> _THE EXERCISE_
Leave out the pictures and restate the rest of the data exactly.
++++++++++
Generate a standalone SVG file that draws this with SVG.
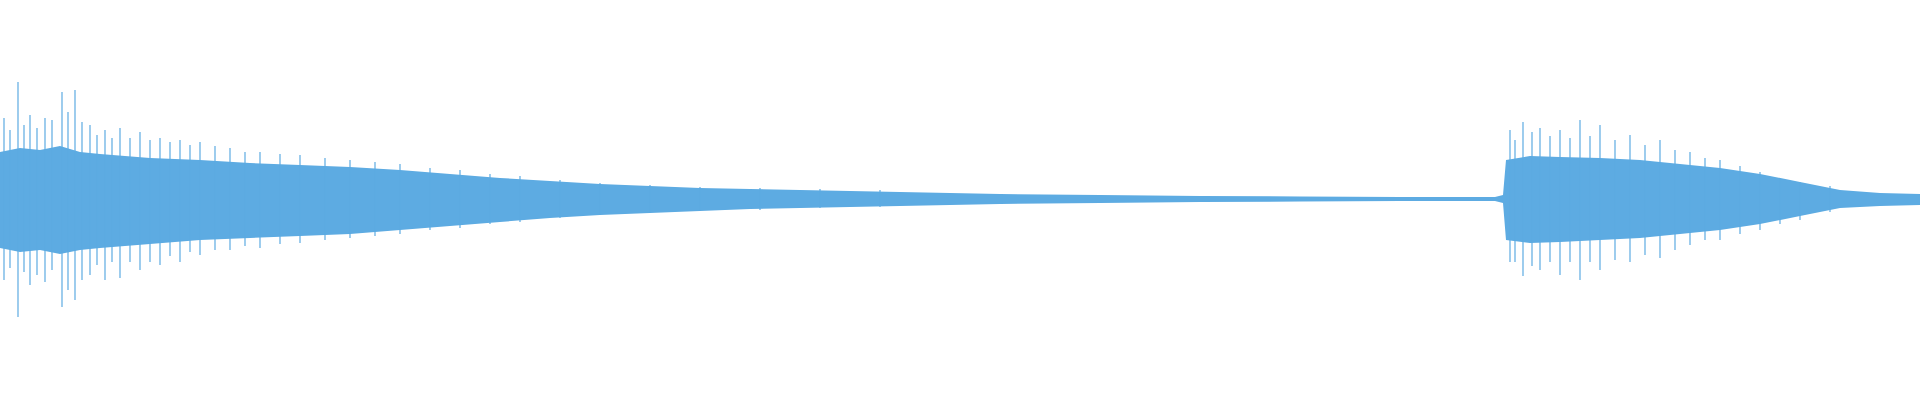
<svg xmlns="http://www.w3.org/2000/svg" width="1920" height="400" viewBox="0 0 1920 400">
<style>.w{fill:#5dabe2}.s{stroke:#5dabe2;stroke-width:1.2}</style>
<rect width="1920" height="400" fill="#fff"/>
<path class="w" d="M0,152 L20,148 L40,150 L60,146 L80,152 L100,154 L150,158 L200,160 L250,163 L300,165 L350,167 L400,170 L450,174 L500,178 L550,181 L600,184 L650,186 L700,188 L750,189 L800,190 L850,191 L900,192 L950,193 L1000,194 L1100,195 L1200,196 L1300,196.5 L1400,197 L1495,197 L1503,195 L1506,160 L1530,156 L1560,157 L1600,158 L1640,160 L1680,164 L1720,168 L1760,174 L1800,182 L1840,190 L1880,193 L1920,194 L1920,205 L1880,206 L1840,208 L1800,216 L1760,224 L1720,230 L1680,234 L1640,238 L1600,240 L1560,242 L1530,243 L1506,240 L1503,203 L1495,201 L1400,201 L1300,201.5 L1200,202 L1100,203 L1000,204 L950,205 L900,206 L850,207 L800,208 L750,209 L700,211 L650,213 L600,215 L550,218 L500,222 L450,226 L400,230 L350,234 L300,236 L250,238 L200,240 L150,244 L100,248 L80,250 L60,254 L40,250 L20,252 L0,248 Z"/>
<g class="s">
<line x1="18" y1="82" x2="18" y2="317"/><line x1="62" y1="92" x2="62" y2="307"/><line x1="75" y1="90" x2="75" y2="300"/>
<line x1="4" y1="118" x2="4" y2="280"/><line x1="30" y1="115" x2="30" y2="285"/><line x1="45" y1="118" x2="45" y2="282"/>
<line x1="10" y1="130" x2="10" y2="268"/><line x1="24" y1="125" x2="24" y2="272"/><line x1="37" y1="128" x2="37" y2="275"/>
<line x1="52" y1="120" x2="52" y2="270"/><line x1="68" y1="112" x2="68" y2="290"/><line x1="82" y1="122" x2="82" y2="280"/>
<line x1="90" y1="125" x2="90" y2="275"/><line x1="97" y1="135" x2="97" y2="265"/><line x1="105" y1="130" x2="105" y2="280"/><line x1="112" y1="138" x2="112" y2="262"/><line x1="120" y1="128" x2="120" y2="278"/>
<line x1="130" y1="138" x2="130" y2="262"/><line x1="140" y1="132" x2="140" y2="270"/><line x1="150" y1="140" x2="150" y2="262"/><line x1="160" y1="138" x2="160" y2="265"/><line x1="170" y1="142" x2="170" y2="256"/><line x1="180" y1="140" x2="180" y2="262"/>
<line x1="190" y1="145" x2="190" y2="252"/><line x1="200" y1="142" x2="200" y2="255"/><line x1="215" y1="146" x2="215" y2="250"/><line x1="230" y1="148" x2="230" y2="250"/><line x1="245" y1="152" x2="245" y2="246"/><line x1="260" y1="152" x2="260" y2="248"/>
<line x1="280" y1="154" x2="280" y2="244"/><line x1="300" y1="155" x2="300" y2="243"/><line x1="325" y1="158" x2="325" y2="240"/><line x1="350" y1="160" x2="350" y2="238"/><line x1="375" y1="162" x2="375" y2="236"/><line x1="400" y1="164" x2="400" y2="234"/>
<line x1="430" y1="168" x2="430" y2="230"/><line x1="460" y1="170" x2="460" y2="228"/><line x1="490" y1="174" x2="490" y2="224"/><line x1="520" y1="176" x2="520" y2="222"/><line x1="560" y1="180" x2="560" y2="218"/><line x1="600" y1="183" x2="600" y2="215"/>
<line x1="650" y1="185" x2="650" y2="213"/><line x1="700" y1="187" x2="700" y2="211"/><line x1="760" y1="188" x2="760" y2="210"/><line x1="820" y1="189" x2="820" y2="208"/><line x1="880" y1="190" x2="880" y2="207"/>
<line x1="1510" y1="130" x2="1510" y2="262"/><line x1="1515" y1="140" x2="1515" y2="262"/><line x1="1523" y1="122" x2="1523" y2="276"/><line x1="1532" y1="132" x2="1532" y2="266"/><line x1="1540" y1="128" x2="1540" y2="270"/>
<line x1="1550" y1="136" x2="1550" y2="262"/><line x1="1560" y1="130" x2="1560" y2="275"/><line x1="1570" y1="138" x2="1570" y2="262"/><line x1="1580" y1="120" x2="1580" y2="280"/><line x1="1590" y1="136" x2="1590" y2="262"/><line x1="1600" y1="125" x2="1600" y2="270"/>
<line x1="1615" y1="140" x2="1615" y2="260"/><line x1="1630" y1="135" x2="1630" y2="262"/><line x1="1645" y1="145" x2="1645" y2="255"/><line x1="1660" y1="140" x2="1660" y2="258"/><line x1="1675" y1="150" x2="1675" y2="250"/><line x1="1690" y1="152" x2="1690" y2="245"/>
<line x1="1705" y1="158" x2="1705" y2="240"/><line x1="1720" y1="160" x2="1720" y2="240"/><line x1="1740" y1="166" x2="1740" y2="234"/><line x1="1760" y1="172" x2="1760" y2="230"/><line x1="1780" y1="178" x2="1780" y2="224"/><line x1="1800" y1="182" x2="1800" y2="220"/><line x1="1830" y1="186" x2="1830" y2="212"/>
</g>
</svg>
++++++++++
> _RESULT OF THE TASK_
Generate a standalone SVG file that draws this with SVG.
<svg xmlns="http://www.w3.org/2000/svg" width="1920" height="400" viewBox="0 0 1920 400">
<style>.w{fill:#5dabe2}.s{stroke:#5dabe2;stroke-width:1.2}</style>
<rect width="1920" height="400" fill="#fff"/>
<path class="w" d="M0,152 L20,148 L40,150 L60,146 L80,152 L100,154 L150,158 L200,160 L250,163 L300,165 L350,167 L400,170 L450,174 L500,178 L550,181 L600,184 L650,186 L700,188 L750,189 L800,190 L850,191 L900,192 L950,193 L1000,194 L1100,195 L1200,196 L1300,196.5 L1400,197 L1495,197 L1503,195 L1506,160 L1530,156 L1560,157 L1600,158 L1640,160 L1680,164 L1720,168 L1760,174 L1800,182 L1840,190 L1880,193 L1920,194 L1920,205 L1880,206 L1840,208 L1800,216 L1760,224 L1720,230 L1680,234 L1640,238 L1600,240 L1560,242 L1530,243 L1506,240 L1503,203 L1495,201 L1400,201 L1300,201.5 L1200,202 L1100,203 L1000,204 L950,205 L900,206 L850,207 L800,208 L750,209 L700,211 L650,213 L600,215 L550,218 L500,222 L450,226 L400,230 L350,234 L300,236 L250,238 L200,240 L150,244 L100,248 L80,250 L60,254 L40,250 L20,252 L0,248 Z"/>
<g class="s">
<line x1="18" y1="82" x2="18" y2="317"/><line x1="62" y1="92" x2="62" y2="307"/><line x1="75" y1="90" x2="75" y2="300"/>
<line x1="4" y1="118" x2="4" y2="280"/><line x1="30" y1="115" x2="30" y2="285"/><line x1="45" y1="118" x2="45" y2="282"/>
<line x1="10" y1="130" x2="10" y2="268"/><line x1="24" y1="125" x2="24" y2="272"/><line x1="37" y1="128" x2="37" y2="275"/>
<line x1="52" y1="120" x2="52" y2="270"/><line x1="68" y1="112" x2="68" y2="290"/><line x1="82" y1="122" x2="82" y2="280"/>
<line x1="90" y1="125" x2="90" y2="275"/><line x1="97" y1="135" x2="97" y2="265"/><line x1="105" y1="130" x2="105" y2="280"/><line x1="112" y1="138" x2="112" y2="262"/><line x1="120" y1="128" x2="120" y2="278"/>
<line x1="130" y1="138" x2="130" y2="262"/><line x1="140" y1="132" x2="140" y2="270"/><line x1="150" y1="140" x2="150" y2="262"/><line x1="160" y1="138" x2="160" y2="265"/><line x1="170" y1="142" x2="170" y2="256"/><line x1="180" y1="140" x2="180" y2="262"/>
<line x1="190" y1="145" x2="190" y2="252"/><line x1="200" y1="142" x2="200" y2="255"/><line x1="215" y1="146" x2="215" y2="250"/><line x1="230" y1="148" x2="230" y2="250"/><line x1="245" y1="152" x2="245" y2="246"/><line x1="260" y1="152" x2="260" y2="248"/>
<line x1="280" y1="154" x2="280" y2="244"/><line x1="300" y1="155" x2="300" y2="243"/><line x1="325" y1="158" x2="325" y2="240"/><line x1="350" y1="160" x2="350" y2="238"/><line x1="375" y1="162" x2="375" y2="236"/><line x1="400" y1="164" x2="400" y2="234"/>
<line x1="430" y1="168" x2="430" y2="230"/><line x1="460" y1="170" x2="460" y2="228"/><line x1="490" y1="174" x2="490" y2="224"/><line x1="520" y1="176" x2="520" y2="222"/><line x1="560" y1="180" x2="560" y2="218"/><line x1="600" y1="183" x2="600" y2="215"/>
<line x1="650" y1="185" x2="650" y2="213"/><line x1="700" y1="187" x2="700" y2="211"/><line x1="760" y1="188" x2="760" y2="210"/><line x1="820" y1="189" x2="820" y2="208"/><line x1="880" y1="190" x2="880" y2="207"/>
<line x1="1510" y1="130" x2="1510" y2="262"/><line x1="1515" y1="140" x2="1515" y2="262"/><line x1="1523" y1="122" x2="1523" y2="276"/><line x1="1532" y1="132" x2="1532" y2="266"/><line x1="1540" y1="128" x2="1540" y2="270"/>
<line x1="1550" y1="136" x2="1550" y2="262"/><line x1="1560" y1="130" x2="1560" y2="275"/><line x1="1570" y1="138" x2="1570" y2="262"/><line x1="1580" y1="120" x2="1580" y2="280"/><line x1="1590" y1="136" x2="1590" y2="262"/><line x1="1600" y1="125" x2="1600" y2="270"/>
<line x1="1615" y1="140" x2="1615" y2="260"/><line x1="1630" y1="135" x2="1630" y2="262"/><line x1="1645" y1="145" x2="1645" y2="255"/><line x1="1660" y1="140" x2="1660" y2="258"/><line x1="1675" y1="150" x2="1675" y2="250"/><line x1="1690" y1="152" x2="1690" y2="245"/>
<line x1="1705" y1="158" x2="1705" y2="240"/><line x1="1720" y1="160" x2="1720" y2="240"/><line x1="1740" y1="166" x2="1740" y2="234"/><line x1="1760" y1="172" x2="1760" y2="230"/><line x1="1780" y1="178" x2="1780" y2="224"/><line x1="1800" y1="182" x2="1800" y2="220"/><line x1="1830" y1="186" x2="1830" y2="212"/>
</g>
</svg>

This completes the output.